As Baltimore Ravens cornerback and return specialist Cyrus Jones settles down in his new NFL home, the Baltimore native is using his life experiences to give back to the community that made him who he is today.
The past few months have been a whirlwind for Jones after he was cut by the New England Patriots following training camp this year. Jones signed with the Ravens Sept. 3 to be a part of their practice squad, but the Patriots signed him to their active roster Sept. 19.
Jones was released by New England Oct. 6, after which he was claimed off waivers by Baltimore. It's a lengthier homecoming for the Gilman graduate than before; he's played in three games for the Ravens and has returned six punts for 81 yards.
"This time it feels like a more permanent thing," Jones said on
Glenn Clark Radio
Oct. 31. "I thought it was something that was supposed to happen, something that was supposed to be done a long time ago."
Since returning to his hometown, Jones has used his platform and his life experiences to reach out to youth around the city, specifically at the Green Street Academy, a public charter school in West Baltimore.
"I'm born and bred, and this community means so much to me," Jones said. "It's a no-brainer that I would be out there."
In an effort to be a new role model for children in Baltimore City, Jones hopes to give kids an example to follow using his own life lessons and stories.
"I feel like it's important for kids to see our faces, especially me being a kid that grew up just like them and was in their shoes at one point," Jones said. "Just to offer that sense of hope and positivity that you can reach your dreams if you just work hard and do the right things."
Jones hopes that his story can change how kids understand success and how they view their heroes in sports.
"They automatically put a cape around our back and think we're superhuman," Jones said. "We're human beings just like the average person walking around here."
Drafted out of Alabama, Jones started his career in New England, primarily as a return specialist.

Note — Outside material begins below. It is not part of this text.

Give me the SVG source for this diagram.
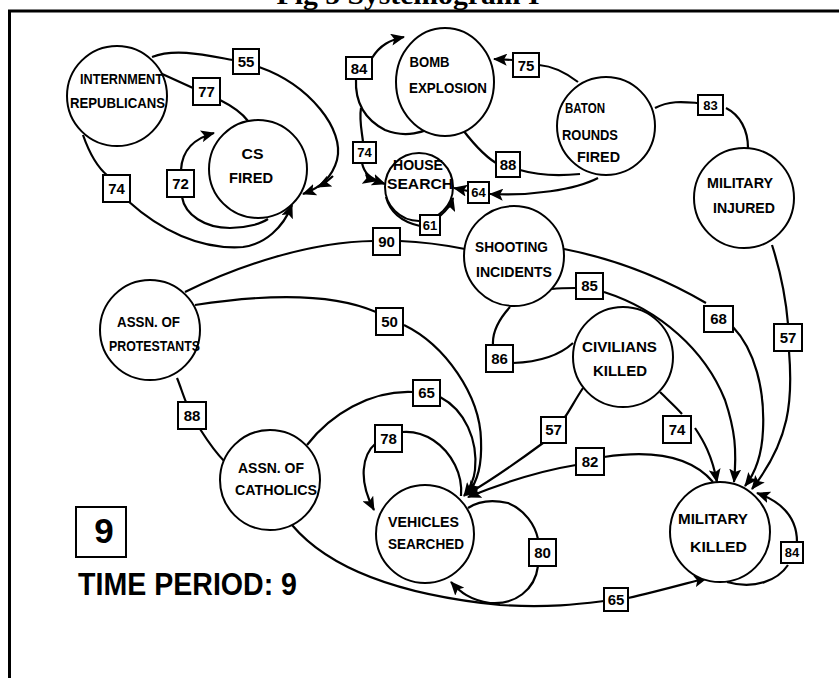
<svg xmlns="http://www.w3.org/2000/svg" width="839" height="678" viewBox="0 0 839 678">
<style>
.n{fill:#fff;stroke:#000;stroke-width:2}
.e{fill:none;stroke:#000;stroke-width:2.2}
.a{marker-end:url(#ah)}
.b{fill:#fff;stroke:#000;stroke-width:2}
.t{font-family:"Liberation Sans",Arial,sans-serif;font-weight:bold;font-size:15px;text-anchor:middle;fill:#000}
.v{font-family:"Liberation Sans",Arial,sans-serif;font-weight:bold;font-size:15px;text-anchor:middle;fill:#000}
.vs{font-family:"Liberation Sans",Arial,sans-serif;font-weight:bold;font-size:13px;text-anchor:middle;fill:#000}
</style>
<defs>
<marker id="ah" markerUnits="userSpaceOnUse" markerWidth="14" markerHeight="12" viewBox="0 0 14 12" refX="13" refY="6" orient="auto">
<path d="M0,0 L14,6 L0,12 L3,6 z" fill="#000"/>
</marker>
</defs>
<rect width="839" height="678" fill="#fff"/>
<text x="408" y="4" font-family="'Liberation Serif','Times New Roman',serif" font-weight="bold" font-size="28" text-anchor="middle" textLength="263" lengthAdjust="spacingAndGlyphs">Fig 5 Systemogram I</text>
<g id="frame">
<line x1="8" y1="11" x2="839" y2="11" stroke="#000" stroke-width="3"/>
<line x1="9.5" y1="10" x2="9.5" y2="678" stroke="#000" stroke-width="3"/>
</g>

<g id="connectors">
<!-- 55 -->
<path class="e" d="M152,57 C175,48 205,55 233,60"/>
<path class="e a" d="M259,67 C310,85 345,130 337,160 C332,178 320,188 303,194"/>
<path class="e a" d="M333,176 C328,181 324,184 318,187"/>
<!-- 77 -->
<path class="e" d="M160,73 L193,88"/>
<path class="e" d="M220,100 C232,106 242,113 248,121"/>
<!-- 74 left -->
<path class="e" d="M83,135 C90,155 98,168 108,176"/>
<path class="e a" d="M128,201 C160,230 200,250 243,247 C265,244 283,228 292,205"/>
<!-- 72 loop -->
<path class="e a" d="M181,170 C182,150 195,138 214,133"/>
<path class="e" d="M182,197 C185,215 205,228 230,228 C248,228 262,223 268,219"/>
<!-- 84 loop bomb -->
<path class="e a" d="M372,58 C380,45 390,40 404,37"/>
<path class="e" d="M356,79 C355,100 362,118 385,130 C405,138 425,133 437,124"/>
<!-- 74 house -->
<path class="e" d="M361,108 C359,120 362,132 363,142"/>
<path class="e a" d="M362,163 C364,172 368,178 385,184"/>
<path class="e a" d="M366,175 C369,178 372,180 376,181"/>
<!-- 75 -->
<path class="e" d="M578,82 C565,72 552,66 539,65"/>
<path class="e a" d="M513,60 L494,59"/>
<!-- 83 -->
<path class="e" d="M655,108 C670,100 685,102 698,103"/>
<path class="e" d="M726,108 C740,115 748,130 748,148"/>
<!-- 88 top -->
<path class="e" d="M457,122 C470,140 483,155 496,163"/>
<path class="e" d="M520,170 C540,176 560,176 580,174"/>
<!-- 64 -->
<path class="e a" d="M598,178 C575,190 530,196 490,194"/>
<path class="e a" d="M468,191 L454,188"/>
<!-- 61 loop -->
<path class="e" d="M386,197 C390,212 402,222 420,226"/>
<path class="e a" d="M440,216 C447,210 451,205 453,198"/>
<!-- 90 -->
<path class="e" d="M185,292 C240,265 310,242 373,241"/>
<path class="e" d="M400,241 C425,242 445,245 465,249"/>
<!-- 50 -->
<path class="e" d="M195,305 C260,295 330,292 376,312"/>
<path class="e a" d="M404,325 C445,345 480,395 481,440 C482,465 478,480 468,494"/>
<!-- 65 upper -->
<path class="e" d="M307,445 C330,415 370,390 413,392"/>
<path class="e a" d="M440,397 C465,410 478,440 475,470 C474,480 470,488 464,496"/>
<!-- 78 loop -->
<path class="e a" d="M376,443 C362,455 358,480 374,510"/>
<path class="e" d="M402,432 C425,430 445,445 455,465 C460,475 462,485 461,496"/>
<!-- 57 lower -->
<path class="e" d="M583,388 C575,400 570,410 565,417"/>
<path class="e a" d="M543,443 C520,460 495,478 466,495"/>
<!-- 82 -->
<path class="e" d="M713,482 C690,455 650,450 604,457"/>
<path class="e a" d="M576,465 C545,470 510,480 468,497"/>
<!-- 86 -->
<path class="e" d="M510,307 C500,318 492,330 493,345"/>
<path class="e" d="M513,363 C540,362 560,355 573,343"/>
<!-- 85 -->
<path class="e" d="M552,289 C560,288 568,288 576,288"/>
<path class="e a" d="M604,292 C660,310 705,350 725,400 C735,430 737,450 734,482"/>
<!-- 68 -->
<path class="e" d="M564,249 C620,260 670,282 706,303"/>
<path class="e a" d="M733,327 C755,350 765,390 763,430 C762,455 756,472 745,486"/>
<!-- 57 right -->
<path class="e" d="M772,245 C780,270 786,300 788,324"/>
<path class="e a" d="M789,351 C793,400 790,440 752,489"/>
<!-- 74 lower right -->
<path class="e" d="M660,392 C668,400 676,407 682,414"/>
<path class="e a" d="M695,428 C703,440 712,455 717,482"/>
<!-- 84 loop military killed -->
<path class="e a" d="M797,542 C797,520 785,503 757,493"/>
<path class="e" d="M788,565 C778,580 755,590 727,582"/>
<!-- 88 lower -->
<path class="e" d="M177,378 C180,385 183,395 186,402"/>
<path class="e" d="M200,429 C207,440 215,452 225,462"/>
<!-- 65 bottom -->
<path class="e" d="M292,525 C330,570 400,595 500,605 C550,608 580,604 604,601"/>
<path class="e a" d="M628,598 C655,592 680,585 707,578"/>
<!-- 80 loop -->
<path class="e" d="M468,508 C480,500 495,500 508,503 C525,510 535,525 538,539"/>
<path class="e a" d="M538,566 C535,590 515,605 490,603 C470,600 460,592 451,582"/>
</g>

<g id="internment"><circle class="n" cx="117" cy="96" r="50"/>
<text class="t" x="121.5" y="84" textLength="83" lengthAdjust="spacingAndGlyphs">INTERNMENT</text>
<text class="t" x="117.5" y="108" textLength="95" lengthAdjust="spacingAndGlyphs">REPUBLICANS</text></g>
<g id="csfired"><circle class="n" cx="258" cy="169" r="49"/>
<text class="t" x="252.5" y="159" textLength="22" lengthAdjust="spacingAndGlyphs">CS</text>
<text class="t" x="251" y="183" textLength="44" lengthAdjust="spacingAndGlyphs">FIRED</text></g>
<g id="bomb"><ellipse class="n" cx="445" cy="82" rx="49" ry="54"/>
<text class="t" x="429.5" y="67" textLength="40" lengthAdjust="spacingAndGlyphs">BOMB</text>
<text class="t" x="448" y="93" textLength="78" lengthAdjust="spacingAndGlyphs">EXPLOSION</text></g>
<g id="baton"><circle class="n" cx="606" cy="126" r="49"/>
<text class="t" x="585" y="113" textLength="40" lengthAdjust="spacingAndGlyphs">BATON</text>
<text class="t" x="590" y="140" textLength="56" lengthAdjust="spacingAndGlyphs">ROUNDS</text>
<text class="t" x="598.5" y="162" textLength="43" lengthAdjust="spacingAndGlyphs">FIRED</text></g>
<g id="milinjured"><circle class="n" cx="744" cy="198" r="50"/>
<text class="t" x="740" y="188" textLength="66" lengthAdjust="spacingAndGlyphs">MILITARY</text>
<text class="t" x="744" y="213" textLength="62" lengthAdjust="spacingAndGlyphs">INJURED</text></g>
<g id="house"><circle class="n" cx="419" cy="187" r="34"/>
<text class="t" x="418" y="170" textLength="50" lengthAdjust="spacingAndGlyphs">HOUSE</text>
<text class="t" x="420" y="189" textLength="66" lengthAdjust="spacingAndGlyphs">SEARCH</text></g>
<g id="shooting"><circle class="n" cx="514" cy="256" r="50"/>
<text class="t" x="511.5" y="252" textLength="73" lengthAdjust="spacingAndGlyphs">SHOOTING</text>
<text class="t" x="514" y="277" textLength="76" lengthAdjust="spacingAndGlyphs">INCIDENTS</text></g>
<g id="civilians"><circle class="n" cx="623" cy="357" r="50"/>
<text class="t" x="619.5" y="352" textLength="75" lengthAdjust="spacingAndGlyphs">CIVILIANS</text>
<text class="t" x="620" y="376" textLength="54" lengthAdjust="spacingAndGlyphs">KILLED</text></g>
<g id="protestants"><circle class="n" cx="150" cy="330" r="50"/>
<text class="t" x="148.5" y="327" textLength="63" lengthAdjust="spacingAndGlyphs">ASSN. OF</text>
<text class="t" x="154.5" y="351" textLength="91" lengthAdjust="spacingAndGlyphs">PROTESTANTS</text></g>
<g id="catholics"><circle class="n" cx="270" cy="480" r="50"/>
<text class="t" x="271" y="473" textLength="66" lengthAdjust="spacingAndGlyphs">ASSN. OF</text>
<text class="t" x="276" y="495" textLength="82" lengthAdjust="spacingAndGlyphs">CATHOLICS</text></g>
<g id="vehicles"><circle class="n" cx="425" cy="534" r="49"/>
<text class="t" x="423.5" y="527" textLength="71" lengthAdjust="spacingAndGlyphs">VEHICLES</text>
<text class="t" x="426" y="549" textLength="76" lengthAdjust="spacingAndGlyphs">SEARCHED</text></g>
<g id="milkilled"><circle class="n" cx="720" cy="532" r="50"/>
<text class="t" x="713" y="524" textLength="70" lengthAdjust="spacingAndGlyphs">MILITARY</text>
<text class="t" x="718.5" y="552" textLength="57" lengthAdjust="spacingAndGlyphs">KILLED</text></g>

<g id="labels">
<rect class="b" x="233" y="49" width="26" height="25"/><text class="v" x="246" y="67">55</text>
<rect class="b" x="193" y="78" width="27" height="27"/><text class="v" x="206.5" y="97">77</text>
<rect class="b" x="103" y="175" width="27" height="27"/><text class="v" x="116.5" y="194">74</text>
<rect class="b" x="167" y="170" width="27" height="27"/><text class="v" x="180.5" y="189">72</text>
<rect class="b" x="346" y="57" width="26" height="22"/><text class="v" x="359" y="74">84</text>
<rect class="b" x="513" y="53" width="26" height="24"/><text class="v" x="526" y="71">75</text>
<rect class="b" x="698" y="95" width="25" height="20"/><text class="vs" x="710.5" y="110">83</text>
<rect class="b" x="353" y="142" width="23" height="21"/><text class="vs" x="364.5" y="157">74</text>
<rect class="b" x="496" y="152" width="24" height="25"/><text class="v" x="508" y="170">88</text>
<rect class="b" x="468" y="182" width="21" height="21"/><text class="vs" x="478.5" y="197">64</text>
<rect class="b" x="420" y="215" width="20" height="20"/><text class="vs" x="430" y="230">61</text>
<rect class="b" x="373" y="228" width="27" height="27"/><text class="v" x="386.5" y="247">90</text>
<rect class="b" x="376" y="308" width="27" height="27"/><text class="v" x="389.5" y="327">50</text>
<rect class="b" x="576" y="273" width="27" height="26"/><text class="v" x="589.5" y="291">85</text>
<rect class="b" x="704" y="306" width="29" height="26"/><text class="v" x="718.5" y="324">68</text>
<rect class="b" x="774" y="324" width="28" height="27"/><text class="v" x="788" y="343">57</text>
<rect class="b" x="486" y="345" width="27" height="27"/><text class="v" x="499.5" y="364">86</text>
<rect class="b" x="541" y="417" width="25" height="26"/><text class="v" x="553.5" y="435">57</text>
<rect class="b" x="663" y="416" width="28" height="27"/><text class="v" x="677" y="435">74</text>
<rect class="b" x="178" y="402" width="28" height="27"/><text class="v" x="192" y="421">88</text>
<rect class="b" x="413" y="380" width="27" height="26"/><text class="v" x="426.5" y="398">65</text>
<rect class="b" x="375" y="425" width="27" height="27"/><text class="v" x="388.5" y="444">78</text>
<rect class="b" x="529" y="539" width="27" height="27"/><text class="v" x="542.5" y="558">80</text>
<rect class="b" x="576" y="448" width="28" height="27"/><text class="v" x="590" y="467">82</text>
<rect class="b" x="781" y="542" width="22" height="21"/><text class="vs" x="792" y="557">84</text>
<rect class="b" x="604" y="588" width="24" height="23"/><text class="v" x="616" y="605">65</text>
</g>

<g id="period">
<rect class="b" x="76" y="507" width="50" height="50"/>
<text x="104" y="543" font-family="'Liberation Sans',Arial,sans-serif" font-weight="bold" font-size="35" text-anchor="middle">9</text>
<text x="78" y="595" font-family="'Liberation Sans',Arial,sans-serif" font-weight="bold" font-size="31" textLength="219" lengthAdjust="spacingAndGlyphs">TIME PERIOD: 9</text>
</g>
</svg>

After a disappointing rookie season for the second-round pick in 2016, Jones suffered a season-ending knee injury during the Patriots' preseason finale in 2017.
Despite the rocky start to his professional career, Jones believes his struggles have improved his mindset and abilities on and off the field.
"I've definitely been through a lot," Jones said. "But the true test of courage is how you respond to adversity."
"I really found out who I was as a person and I feel like I'm better for it," Jones added. "It just made me better, made me stronger, I learned a lot."